TASK DESCRIPTION: Each line of the listing must be transcribed exactly, except for the images, which should be excluded.

++++++++++++++++++++

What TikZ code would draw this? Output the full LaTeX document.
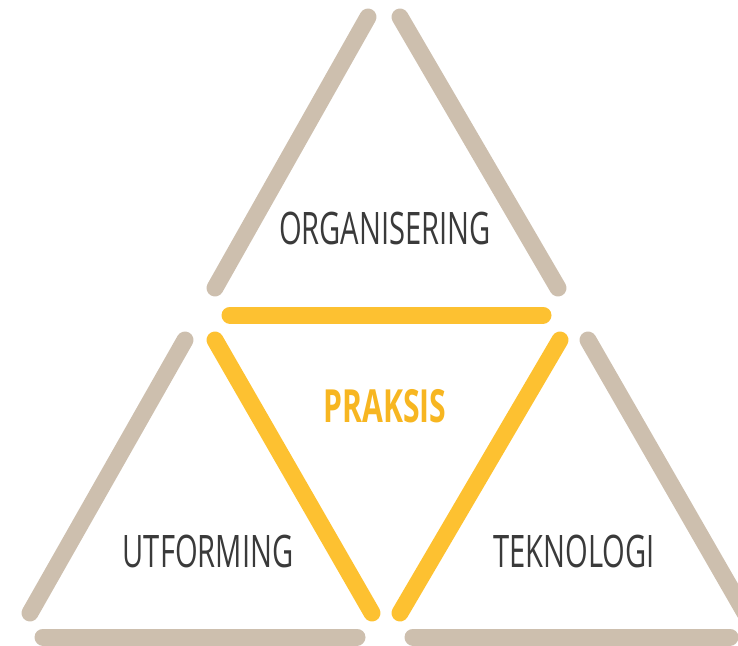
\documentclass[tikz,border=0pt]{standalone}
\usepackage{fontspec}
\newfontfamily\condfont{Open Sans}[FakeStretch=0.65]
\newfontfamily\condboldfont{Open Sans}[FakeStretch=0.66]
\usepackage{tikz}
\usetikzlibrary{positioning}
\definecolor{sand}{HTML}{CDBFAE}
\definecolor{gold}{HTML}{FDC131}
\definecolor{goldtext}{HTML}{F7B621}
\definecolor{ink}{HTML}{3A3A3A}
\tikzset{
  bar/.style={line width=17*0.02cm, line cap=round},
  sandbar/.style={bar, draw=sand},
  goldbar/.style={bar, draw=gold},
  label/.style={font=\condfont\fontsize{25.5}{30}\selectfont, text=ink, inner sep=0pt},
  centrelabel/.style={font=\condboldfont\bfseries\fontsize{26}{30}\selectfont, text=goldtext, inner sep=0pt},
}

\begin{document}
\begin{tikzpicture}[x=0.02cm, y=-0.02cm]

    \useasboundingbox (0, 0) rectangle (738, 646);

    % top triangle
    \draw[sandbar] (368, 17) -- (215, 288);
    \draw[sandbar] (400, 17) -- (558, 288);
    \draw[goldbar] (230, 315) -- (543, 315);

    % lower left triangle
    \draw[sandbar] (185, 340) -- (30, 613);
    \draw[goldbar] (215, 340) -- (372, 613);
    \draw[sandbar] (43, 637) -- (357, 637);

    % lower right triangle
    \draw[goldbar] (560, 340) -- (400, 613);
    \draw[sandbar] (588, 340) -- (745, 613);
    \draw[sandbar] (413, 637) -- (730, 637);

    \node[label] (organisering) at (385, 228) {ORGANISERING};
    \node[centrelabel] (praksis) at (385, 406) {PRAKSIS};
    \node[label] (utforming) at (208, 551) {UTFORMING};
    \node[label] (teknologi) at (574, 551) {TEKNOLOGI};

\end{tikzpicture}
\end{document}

++++++++++++++++++++

EXERCISE RESPONSE:
What TikZ code would draw this? Output the full LaTeX document.
\documentclass[tikz,border=0pt]{standalone}
\usepackage{fontspec}
\newfontfamily\condfont{Open Sans}[FakeStretch=0.65]
\newfontfamily\condboldfont{Open Sans}[FakeStretch=0.66]
\usepackage{tikz}
\usetikzlibrary{positioning}
\definecolor{sand}{HTML}{CDBFAE}
\definecolor{gold}{HTML}{FDC131}
\definecolor{goldtext}{HTML}{F7B621}
\definecolor{ink}{HTML}{3A3A3A}
\tikzset{
  bar/.style={line width=17*0.02cm, line cap=round},
  sandbar/.style={bar, draw=sand},
  goldbar/.style={bar, draw=gold},
  label/.style={font=\condfont\fontsize{25.5}{30}\selectfont, text=ink, inner sep=0pt},
  centrelabel/.style={font=\condboldfont\bfseries\fontsize{26}{30}\selectfont, text=goldtext, inner sep=0pt},
}

\begin{document}
\begin{tikzpicture}[x=0.02cm, y=-0.02cm]

    \useasboundingbox (0, 0) rectangle (738, 646);

    % top triangle
    \draw[sandbar] (368, 17) -- (215, 288);
    \draw[sandbar] (400, 17) -- (558, 288);
    \draw[goldbar] (230, 315) -- (543, 315);

    % lower left triangle
    \draw[sandbar] (185, 340) -- (30, 613);
    \draw[goldbar] (215, 340) -- (372, 613);
    \draw[sandbar] (43, 637) -- (357, 637);

    % lower right triangle
    \draw[goldbar] (560, 340) -- (400, 613);
    \draw[sandbar] (588, 340) -- (745, 613);
    \draw[sandbar] (413, 637) -- (730, 637);

    \node[label] (organisering) at (385, 228) {ORGANISERING};
    \node[centrelabel] (praksis) at (385, 406) {PRAKSIS};
    \node[label] (utforming) at (208, 551) {UTFORMING};
    \node[label] (teknologi) at (574, 551) {TEKNOLOGI};

\end{tikzpicture}
\end{document}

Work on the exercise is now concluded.